7 mars [1843], mardi matin, 10 h.

Bonjour, mon adoré, et bon succès [1]. Voici un soleil d’Austerlitz qui reluit comme un présage de victoire pour la bataille que tu livreras ce soir. Moi qui crois aux présages, j’accepte celui-ci avec enthousiasme et avec confiance. À ce soir donc, mon amour !
Tu penses que je n’ai pas tardé à éteindre ma lampe dès que tu as été reparti la seconde fois ? Je ne l’avais pas encore fait parce que, m’étant aperçuea que tu avais oublié tes billets, j’étais bien sûre que tu reviendrais les prendre. C’est pourquoi au lieu de dormir, j’ai parcouru l’Opéra et le Corsaire [2].
Du reste, je suis fort souffrante ce matin, il ne faudra rien moins que les applaudissements de ce soir pour me guérir. Mais toi, mon pauvre bien-aimé, est-ce que tu n’as pris aucun repos cette nuit ? Ce serait bien imprudent et bien féroce. Mais, mon pauvre adoré, ce n’est ni le lieu ni le temps de te faire ces recommandations et ces reproches.

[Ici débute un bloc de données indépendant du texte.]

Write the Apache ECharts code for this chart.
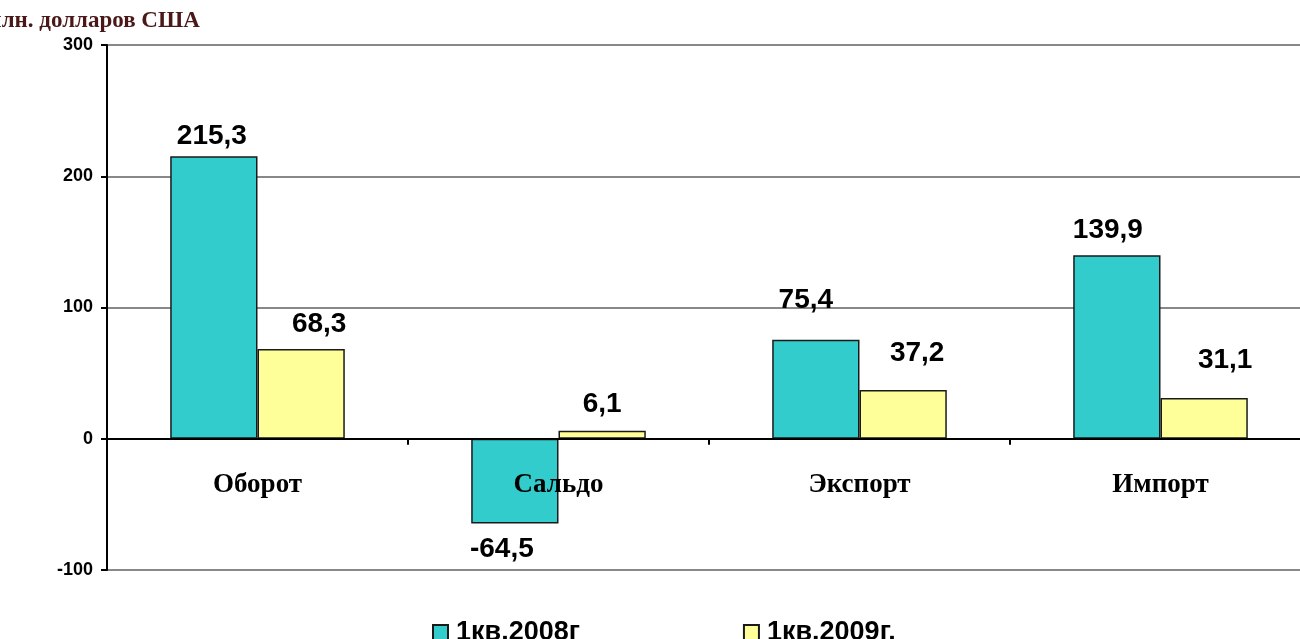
<!DOCTYPE html>
<html>
<head>
<meta charset="utf-8">
<script src="https://cdn.jsdelivr.net/npm/echarts@6/dist/echarts.min.js"></script>
<style>
  html, body { margin: 0; padding: 0; background: #fff; }
  #chart { width: 1300px; height: 639px; }
</style>
</head>
<body>
<div id="chart"></div>
<script>
// данные
const categories = ['Оборот', 'Сальдо', 'Экспорт', 'Импорт']
const q1_2008 = [215.3, -64.5, 75.4, 139.9]
const q1_2009 = [68.3, 6.1, 37.2, 31.1]
const seriesNames = ['1кв.2008г', '1кв.2009г.']
const unitLabel = 'млн. долларов США'

// смещения подписей (как в исходной диаграмме Excel)
const offs2008 = [[-2, 0], [-13, 6], [-10, -20], [-9, -5]]
const offs2009 = [[18, -5], [0, -6], [14, -17], [21, -18]]

const fmt = v => String(v).replace('.', ',')

const chart = echarts.init(document.getElementById('chart'))

const labelBase = {
  show: true,
  position: 'top',
  distance: 6,
  fontFamily: 'Liberation Sans',
  fontWeight: 'bold',
  fontSize: 28,
  color: '#000',
  formatter: p => fmt(p.value)
}

function makeData(values, offs) {
  return values.map((v, i) => ({
    value: v,
    label: { offset: offs[i], position: v < 0 ? 'bottom' : 'top' }
  }))
}

const option = {
  backgroundColor: '#fff',
  animation: false,
  graphic: [{
    type: 'text',
    x: -14,
    y: 10,
    style: {
      text: unitLabel,
      font: 'bold 23px "Liberation Serif"',
      fill: '#4a1818'
    }
  }],
  grid: {
    left: 107,
    width: 1204,
    top: 45,
    bottom: 69,
    outerBoundsMode: 'none'
  },
  legend: {
    left: 427,
    top: 614,
    itemWidth: 15,
    itemHeight: 15,
    itemGap: 163,
    icon: 'rect',
    textStyle: {
      fontFamily: 'Liberation Sans',
      fontWeight: 'bold',
      fontSize: 27,
      color: '#000',
      padding: [0, 0, 0, 3]
    },
    data: seriesNames
  },
  xAxis: {
    type: 'category',
    data: categories,
    axisLine: { onZero: true, lineStyle: { color: '#000', width: 2 } },
    axisTick: { show: true, length: 6, lineStyle: { color: '#000', width: 2 } },
    axisLabel: {
      margin: -98,
      fontFamily: 'Liberation Serif',
      fontWeight: 'bold',
      fontSize: 27,
      color: '#000'
    },
    z: 10
  },
  yAxis: {
    type: 'value',
    min: -100,
    max: 300,
    interval: 100,
    axisLine: { show: true, lineStyle: { color: '#000', width: 2 } },
    axisTick: { show: true, length: 6, lineStyle: { color: '#000', width: 2 } },
    axisLabel: {
      margin: 14,
      fontFamily: 'Liberation Sans',
      fontWeight: 'bold',
      fontSize: 18,
      color: '#000'
    },
    splitLine: { lineStyle: { color: '#888', width: 2 } }
  },
  series: [
    {
      name: seriesNames[0],
      type: 'bar',
      data: makeData(q1_2008, offs2008),
      barGap: '0%',
      barCategoryGap: '42%',
      itemStyle: { color: '#33CCCC', borderColor: '#1a1a1a', borderWidth: 1.5 },
      label: labelBase,
      z: 3
    },
    {
      name: seriesNames[1],
      type: 'bar',
      data: makeData(q1_2009, offs2009),
      itemStyle: { color: '#FFFF99', borderColor: '#1a1a1a', borderWidth: 1.5 },
      label: labelBase,
      z: 3
    }
  ]
}

chart.setOption(option)
</script>
</body>
</html>
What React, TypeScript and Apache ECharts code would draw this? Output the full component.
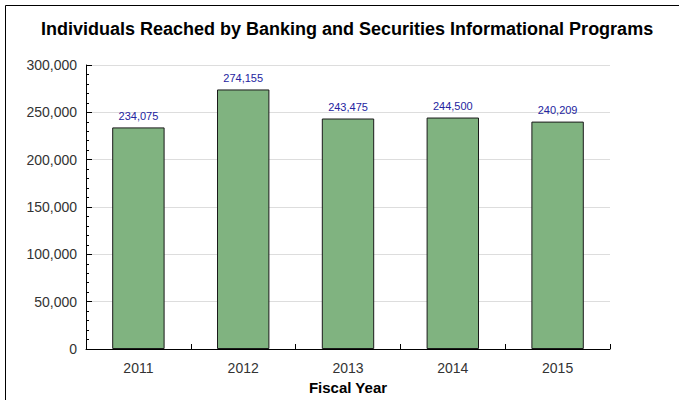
import React, { useEffect, useRef } from "react";
import * as echarts from "echarts";

const categories = ["2011", "2012", "2013", "2014", "2015"];
const values = [234075, 274155, 243475, 244500, 240209];
const titleText = "Individuals Reached by Banking and Securities Informational Programs";
const xAxisName = "Fiscal Year";

const fmt = (v: number) => v.toLocaleString("en-US");

export default function App() {
  const ref = useRef<HTMLDivElement>(null);
  useEffect(() => {
    document.body.style.margin = "0";
    const chart = echarts.init(ref.current!, null, { renderer: "svg" });
    chart.setOption({
      animation: false,
      backgroundColor: "#ffffff",
      textStyle: { fontFamily: "Liberation Sans, Arial, sans-serif" },
      title: {
        text: titleText,
        left: 36,
        top: 15,
        textStyle: { fontSize: 18, fontWeight: "bold", color: "#000", fontFamily: "Liberation Sans, Arial, sans-serif" },
      },
      graphic: [
        {
          type: "rect",
          shape: { x: 5.5, y: 5.5, width: 720, height: 420 },
          style: { fill: "none", stroke: "#000", lineWidth: 1 },
          silent: true,
        },
      ],
      grid: { left: 86, right: 69, top: 65, bottom: 50, containLabel: false },
      xAxis: {
        type: "category",
        data: categories,
        name: xAxisName,
        nameLocation: "middle",
        nameGap: 31,
        nameTextStyle: { fontSize: 15, fontWeight: "bold", color: "#000" },
        axisLine: { lineStyle: { color: "#000", width: 1 } },
        axisTick: { show: true, inside: true, length: 5, lineStyle: { color: "#000" }, alignWithLabel: false },
        axisLabel: { fontSize: 14, color: "#333", margin: 12 },
        splitLine: { show: false },
      },
      yAxis: {
        type: "value",
        min: 0,
        max: 300000,
        interval: 50000,
        axisLine: { show: true, lineStyle: { color: "#000", width: 1 } },
        axisTick: { show: true, inside: true, length: 6, lineStyle: { color: "#000" } },
        minorTick: { show: true, splitNumber: 5, length: 3, lineStyle: { color: "#000" } },
        axisLabel: { fontSize: 14, color: "#333", margin: 9, formatter: (v: number) => fmt(v) },
        splitLine: { show: true, lineStyle: { color: "#dddddd", width: 1 } },
      },
      series: [
        {
          type: "bar",
          data: values,
          barWidth: "50%",
          itemStyle: { color: "#80b380", borderColor: "#1a1a1a", borderWidth: 1 },
          label: {
            show: true,
            position: "top",
            distance: 6,
            fontSize: 11,
            color: "#2424a0",
            formatter: (p: any) => fmt(p.value),
          },
        },
      ],
    });
    return () => chart.dispose();
  }, []);
  return <div ref={ref} style={{ position: "fixed", left: 0, top: 0, width: 679, height: 400 }} />;
}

Demain il sera temps et encore…
Je n’ai pas pensé, mon Toto chéri, à te demander si tu souperais ce soir chez moi ? À tout événement j’aurai du poulet froid et un plat de légumes qu’on te fera réchauffer en rentrant.
Je voudrais bien que tu puisses venir me conduire au théâtre ce soir, non pas que je ne sache très bien me conduire ou me faire conduire, mais pour avoir le bonheur de t’embrasser. Il me semble que cela portera bonheur à ton succès. Tâche, mon Toto chéri, de t’échapper d’ici là et à ce moment-là tu me feras une bien grande joie.
Je voudrais être plus vieille de douze heures pour avoir à me réjouir de ton succès et pour te rendre en baisers sur ta ravissante bouche tous les bravos de la soirée : quel bonheur !!!!!!!!!!!!!!!!!b Il y a bien longtemps que je n’ai poussé mon cri de guerre. C’est le moment bientôt et Dieu sait que je ne m’en ferai pas faute.
Lanvin est venu chercher ses billets ce matin de très bonne heure mais je venais d’expliquer à Suzanne le changement que nous avions décidé relativement à sa place à elle. De cette façon, il n’y aura qu’une place de perdue tandis qu’il y en aurait eu deux s’il n’avait pas été prévenu.
À ce soir donc, mon bien-aimé, bonne chance, beau succès et admiration universelle ! Je te promets que mes mains, ma bouche et mon cœur fonctionneront à qui mieux mieux. En attendant, mon cher adoré, je t’aime, je t’adore de toute mon âme. Pense un peu à moi si tu peux et aime-moi si tu en as le temps.

Juliette

BnF, Mss, NAF 16351, f. 211-212
Transcription de Olivia Paploray assistée de Florence Naugrette
[Souchon, Massin]

a) « aperçu ».
b) Les 17 points d’exclamation courent jusqu’au bout de la ligne.

Notes

[1Première représentation des Burgraves.

[2Le Corsaire, sous-titré journal des spectacles, de la littérature, des arts et des modes : quotidien français paru à Paris entre le 11 février 1823 et le 14 novembre 1858.